Exercise task -> Write the data below out exactly as it stands. Do not include the pictures.

Stored data ->
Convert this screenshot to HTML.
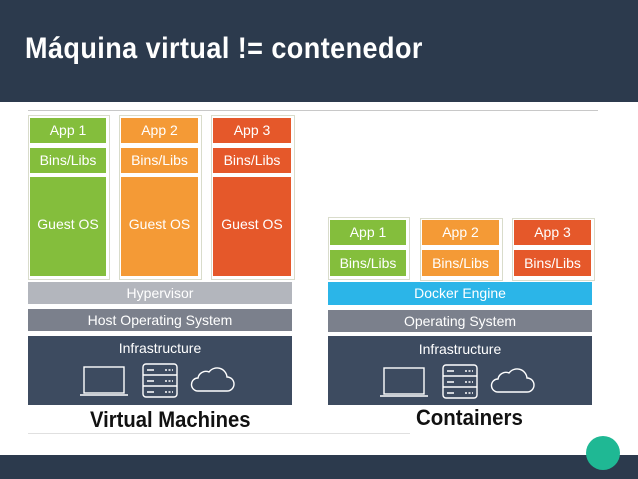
<!DOCTYPE html>
<html><head><meta charset="utf-8"><style>
body{margin:0;width:638px;height:479px;position:relative;background:#fff;overflow:hidden;font-family:"Liberation Sans",sans-serif}
.a{position:absolute;box-sizing:border-box;color:#fff;text-align:center;font-size:14px}
.o{position:absolute;border:1px solid #d9dccb;background:#fff}
</style></head><body>
<div class="a" style="left:0;top:0;width:638px;height:102px;background:#2c3a4d"></div>
<div class="a" style="left:25px;top:32px;font-size:30px;font-weight:bold;text-align:left;transform:scaleX(0.9);transform-origin:left;letter-spacing:0.5px">Máquina virtual != contenedor</div>
<div class="a" style="left:28px;top:110px;width:570px;height:1px;background:#c8c8c8"></div>
<div class="a" style="left:28px;top:433px;width:382px;height:1px;background:#e0e0e0"></div>

<div class="o" style="left:28px;top:115px;width:80px;height:163px"></div>
<div class="o" style="left:119px;top:115px;width:81px;height:163px"></div>
<div class="o" style="left:211px;top:115px;width:82px;height:163px"></div>
<div class="a" style="left:30px;top:118px;width:76px;height:25px;line-height:25px;background:#84be3c">App 1</div>
<div class="a" style="left:30px;top:148px;width:76px;height:25px;line-height:25px;background:#84be3c">Bins/Libs</div>
<div class="a" style="left:30px;top:177px;width:76px;height:99px;line-height:95px;background:#84be3c">Guest OS</div>
<div class="a" style="left:121px;top:118px;width:77px;height:25px;line-height:25px;background:#f49a36">App 2</div>
<div class="a" style="left:121px;top:148px;width:77px;height:25px;line-height:25px;background:#f49a36">Bins/Libs</div>
<div class="a" style="left:121px;top:177px;width:77px;height:99px;line-height:95px;background:#f49a36">Guest OS</div>
<div class="a" style="left:213px;top:118px;width:78px;height:25px;line-height:25px;background:#e5582a">App 3</div>
<div class="a" style="left:213px;top:148px;width:78px;height:25px;line-height:25px;background:#e5582a">Bins/Libs</div>
<div class="a" style="left:213px;top:177px;width:78px;height:99px;line-height:95px;background:#e5582a">Guest OS</div>
<div class="a" style="left:28px;top:282px;width:264px;height:22px;line-height:22px;background:#b3b6bd">Hypervisor</div>
<div class="a" style="left:28px;top:309px;width:264px;height:22px;line-height:22px;background:#7b808c">Host Operating System</div>
<div class="a" style="left:28px;top:336px;width:264px;height:69px;padding-top:4px;background:#3d4b60">Infrastructure</div>
<div class="a" style="left:90px;top:407px;color:#111;font-size:22px;font-weight:bold;transform:scaleX(0.92);transform-origin:left">Virtual Machines</div>

<div class="o" style="left:328px;top:217px;width:80px;height:61px"></div>
<div class="o" style="left:420px;top:218px;width:81px;height:61px"></div>
<div class="o" style="left:512px;top:218px;width:81px;height:61px"></div>
<div class="a" style="left:330px;top:220px;width:76px;height:25px;line-height:25px;background:#84be3c">App 1</div>
<div class="a" style="left:330px;top:250px;width:76px;height:26px;line-height:26px;background:#84be3c">Bins/Libs</div>
<div class="a" style="left:422px;top:220px;width:77px;height:25px;line-height:25px;background:#f49a36">App 2</div>
<div class="a" style="left:422px;top:250px;width:77px;height:26px;line-height:26px;background:#f49a36">Bins/Libs</div>
<div class="a" style="left:514px;top:220px;width:77px;height:25px;line-height:25px;background:#e5582a">App 3</div>
<div class="a" style="left:514px;top:250px;width:77px;height:26px;line-height:26px;background:#e5582a">Bins/Libs</div>
<div class="a" style="left:328px;top:282px;width:264px;height:23px;line-height:23px;background:#2bb5e8">Docker Engine</div>
<div class="a" style="left:328px;top:310px;width:264px;height:22px;line-height:22px;background:#7b808c">Operating System</div>
<div class="a" style="left:328px;top:336px;width:264px;height:69px;padding-top:5px;background:#3d4b60">Infrastructure</div>
<div class="a" style="left:416px;top:405px;color:#111;font-size:22px;font-weight:bold;transform:scaleX(0.93);transform-origin:left">Containers</div>

<svg width="638" height="479" style="position:absolute;left:0;top:0">
<defs><g id="ic" fill="none" stroke="#fff" stroke-width="1.4">
<rect x="4" y="0" width="40" height="26"/><path d="M0 28 H48"/>
<rect x="63" y="-3" width="34" height="33" rx="3"/><path d="M63 8H97M63 19H97M67 3H74M67 14H74M67 25H74"/>
<path d="M85 3h8M85 14h8M85 25h8" stroke-dasharray="2 1.5"/>
<path d="M118 24 H147 a7 7 0 0 0 0-14 a10 10 0 0 0-18-5 a8 8 0 0 0-11 6 a6.5 6.5 0 0 0 0 13z"/>
</g></defs>
<use href="#ic" x="80" y="367"/>
<use href="#ic" x="380" y="368"/>
<rect x="0" y="455" width="638" height="24" fill="#2c3a4d"/>
<circle cx="603" cy="453" r="17" fill="#1fb894"/>
</svg>
</body></html>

Solved problem ->
Convert this screenshot to HTML.
<!DOCTYPE html>
<html><head><meta charset="utf-8"><style>
body{margin:0;width:638px;height:479px;position:relative;background:#fff;overflow:hidden;font-family:"Liberation Sans",sans-serif}
.a{position:absolute;box-sizing:border-box;color:#fff;text-align:center;font-size:14px}
.o{position:absolute;border:1px solid #d9dccb;background:#fff}
</style></head><body>
<div class="a" style="left:0;top:0;width:638px;height:102px;background:#2c3a4d"></div>
<div class="a" style="left:25px;top:32px;font-size:30px;font-weight:bold;text-align:left;transform:scaleX(0.9);transform-origin:left;letter-spacing:0.5px">Máquina virtual != contenedor</div>
<div class="a" style="left:28px;top:110px;width:570px;height:1px;background:#c8c8c8"></div>
<div class="a" style="left:28px;top:433px;width:382px;height:1px;background:#e0e0e0"></div>

<div class="o" style="left:28px;top:115px;width:80px;height:163px"></div>
<div class="o" style="left:119px;top:115px;width:81px;height:163px"></div>
<div class="o" style="left:211px;top:115px;width:82px;height:163px"></div>
<div class="a" style="left:30px;top:118px;width:76px;height:25px;line-height:25px;background:#84be3c">App 1</div>
<div class="a" style="left:30px;top:148px;width:76px;height:25px;line-height:25px;background:#84be3c">Bins/Libs</div>
<div class="a" style="left:30px;top:177px;width:76px;height:99px;line-height:95px;background:#84be3c">Guest OS</div>
<div class="a" style="left:121px;top:118px;width:77px;height:25px;line-height:25px;background:#f49a36">App 2</div>
<div class="a" style="left:121px;top:148px;width:77px;height:25px;line-height:25px;background:#f49a36">Bins/Libs</div>
<div class="a" style="left:121px;top:177px;width:77px;height:99px;line-height:95px;background:#f49a36">Guest OS</div>
<div class="a" style="left:213px;top:118px;width:78px;height:25px;line-height:25px;background:#e5582a">App 3</div>
<div class="a" style="left:213px;top:148px;width:78px;height:25px;line-height:25px;background:#e5582a">Bins/Libs</div>
<div class="a" style="left:213px;top:177px;width:78px;height:99px;line-height:95px;background:#e5582a">Guest OS</div>
<div class="a" style="left:28px;top:282px;width:264px;height:22px;line-height:22px;background:#b3b6bd">Hypervisor</div>
<div class="a" style="left:28px;top:309px;width:264px;height:22px;line-height:22px;background:#7b808c">Host Operating System</div>
<div class="a" style="left:28px;top:336px;width:264px;height:69px;padding-top:4px;background:#3d4b60">Infrastructure</div>
<div class="a" style="left:90px;top:407px;color:#111;font-size:22px;font-weight:bold;transform:scaleX(0.92);transform-origin:left">Virtual Machines</div>

<div class="o" style="left:328px;top:217px;width:80px;height:61px"></div>
<div class="o" style="left:420px;top:218px;width:81px;height:61px"></div>
<div class="o" style="left:512px;top:218px;width:81px;height:61px"></div>
<div class="a" style="left:330px;top:220px;width:76px;height:25px;line-height:25px;background:#84be3c">App 1</div>
<div class="a" style="left:330px;top:250px;width:76px;height:26px;line-height:26px;background:#84be3c">Bins/Libs</div>
<div class="a" style="left:422px;top:220px;width:77px;height:25px;line-height:25px;background:#f49a36">App 2</div>
<div class="a" style="left:422px;top:250px;width:77px;height:26px;line-height:26px;background:#f49a36">Bins/Libs</div>
<div class="a" style="left:514px;top:220px;width:77px;height:25px;line-height:25px;background:#e5582a">App 3</div>
<div class="a" style="left:514px;top:250px;width:77px;height:26px;line-height:26px;background:#e5582a">Bins/Libs</div>
<div class="a" style="left:328px;top:282px;width:264px;height:23px;line-height:23px;background:#2bb5e8">Docker Engine</div>
<div class="a" style="left:328px;top:310px;width:264px;height:22px;line-height:22px;background:#7b808c">Operating System</div>
<div class="a" style="left:328px;top:336px;width:264px;height:69px;padding-top:5px;background:#3d4b60">Infrastructure</div>
<div class="a" style="left:416px;top:405px;color:#111;font-size:22px;font-weight:bold;transform:scaleX(0.93);transform-origin:left">Containers</div>

<svg width="638" height="479" style="position:absolute;left:0;top:0">
<defs><g id="ic" fill="none" stroke="#fff" stroke-width="1.4">
<rect x="4" y="0" width="40" height="26"/><path d="M0 28 H48"/>
<rect x="63" y="-3" width="34" height="33" rx="3"/><path d="M63 8H97M63 19H97M67 3H74M67 14H74M67 25H74"/>
<path d="M85 3h8M85 14h8M85 25h8" stroke-dasharray="2 1.5"/>
<path d="M118 24 H147 a7 7 0 0 0 0-14 a10 10 0 0 0-18-5 a8 8 0 0 0-11 6 a6.5 6.5 0 0 0 0 13z"/>
</g></defs>
<use href="#ic" x="80" y="367"/>
<use href="#ic" x="380" y="368"/>
<rect x="0" y="455" width="638" height="24" fill="#2c3a4d"/>
<circle cx="603" cy="453" r="17" fill="#1fb894"/>
</svg>
</body></html>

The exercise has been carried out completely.